Less than a week after the New York Post broke the laptop story, the Washington Post likewise bolstered the disinformation narrative based on FBI leaks. “What’s more, numerous news outlets have now reported that the FBI is examining whether the material from Hunter Biden (which supposedly includes salacious stuff) is linked to a Russian disinformation effort,” the Washington Post reported on October 20, 2020, adding that “intelligence officials had previously warned that Giuliani is a conduit for such disinformation.”
The FBI and U.S. intelligence analysts’ peddling of the Russia disinformation narrative to the New York Times and Washington Post further expands the deep state’s culpability in interfering in the 2020 election and also leads to more questions.
Who provided the media outlets with leaks to spin the Hunter Biden laptop scandal as Russian disinformation? Who knew of the leaks, and who approved them or directed them? And did the FBI and intelligence community coordinate with the Biden campaign in pushing the Russia disinformation narrative to the legacy media?
How Deep Does the Corruption Go?
Other questions concern what prompted “more than 50 former senior intelligence officials” to sign “on to a letter outlining their belief that the recent disclosure of emails allegedly belonging to Joe Biden’s son ‘has all the classic earmarks of a Russian information operation.’” Did the FBI or other members of the intelligence community help coordinate that letter?
Given the FBI took the initiative to prompt Facebook and almost certainly other media outlets to censor the Hunter Biden story, it’s entirely reasonable to think the same deep-state liars would round up former members of the cabal to sign the letter to further the disinformation narrative.
If so, did Joe Biden or his campaign know about the efforts? Or did the Biden campaign merely exploit what the FBI was doing behind the scenes?
And make no mistake, even if Biden’s team did not conspire with the FBI to cause the censorship of the Hunter Biden laptop story, it exploited the FBI’s gratuitous interference in the election, with the Biden campaign pointing to social media’s censorship as proof that the story was disinformation.
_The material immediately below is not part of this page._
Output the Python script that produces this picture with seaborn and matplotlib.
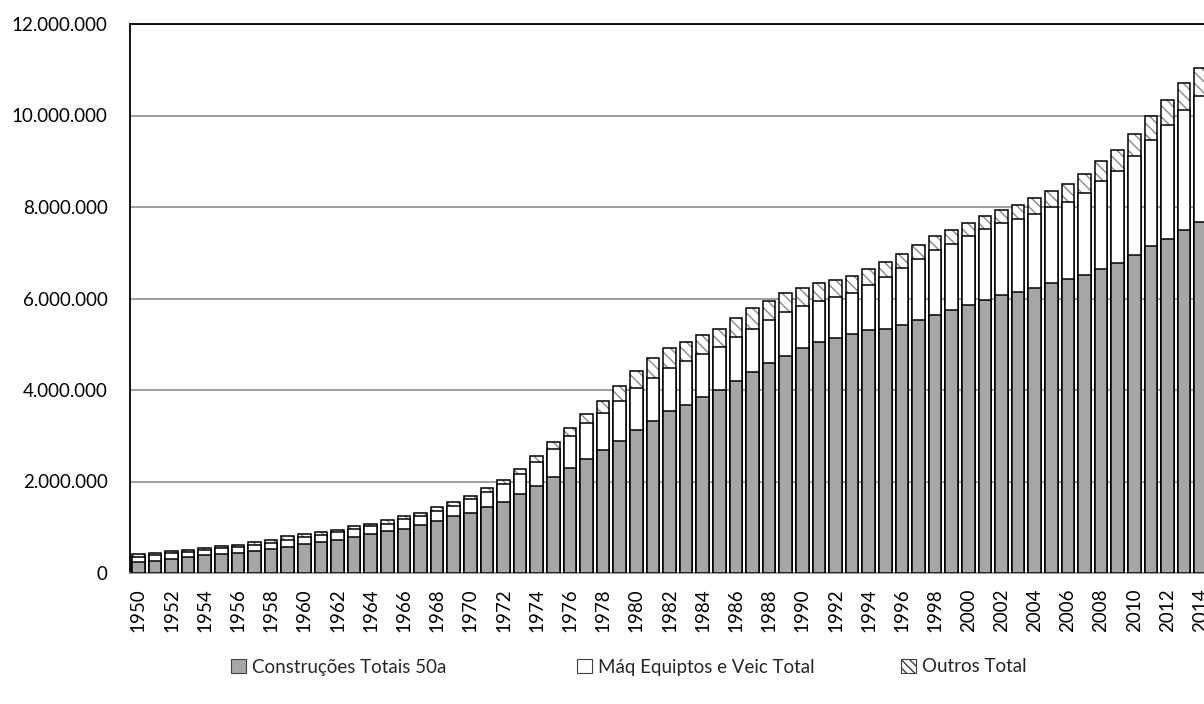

“Well, look, I think Twitter’s response to the actual article itself makes clear these reported allegations are false and are not true, and I’m glad to see social media companies to take responsibility to limit misinformation,” campaign press secretary Jamal Brown said shortly after the story broke.
Biden likewise hid behind the spin pushed by the 50-plus former national intelligence agents that framed the laptop as Russian disinformation, as demonstrated by his debate performance highlighted above.
Whether Biden coordinated with those former deep-staters, or they conspired with the FBI, merits investigation as well because, at the end of the day, the burying of the Hunter Biden laptop story cost Trump the election.
As the Washington Times reported earlier this year after the New York Times belatedly acknowledged the authenticity of the laptop: “Trump pollster John McLaughlin found that 4.6% of Biden voters would have changed their minds if they had known about it, easily enough to flip results in key states. Another survey by The Polling Company showed that even more Biden voters in seven swing states — 17% — would have switched their votes if they had been aware of the laptop and other stories.”
Those poll results confirmed what many conservatives had long thought — that by censoring the laptop story and the Biden family’s pay-to-play scandal, Big Tech stole the election from Donald Trump.
But Zuckerberg’s admission on Thursday that Big Tech throttled the story at the behest of the FBI reveals a deeper scandal: It was the FBI and not social media that stole the election from Donald Trump.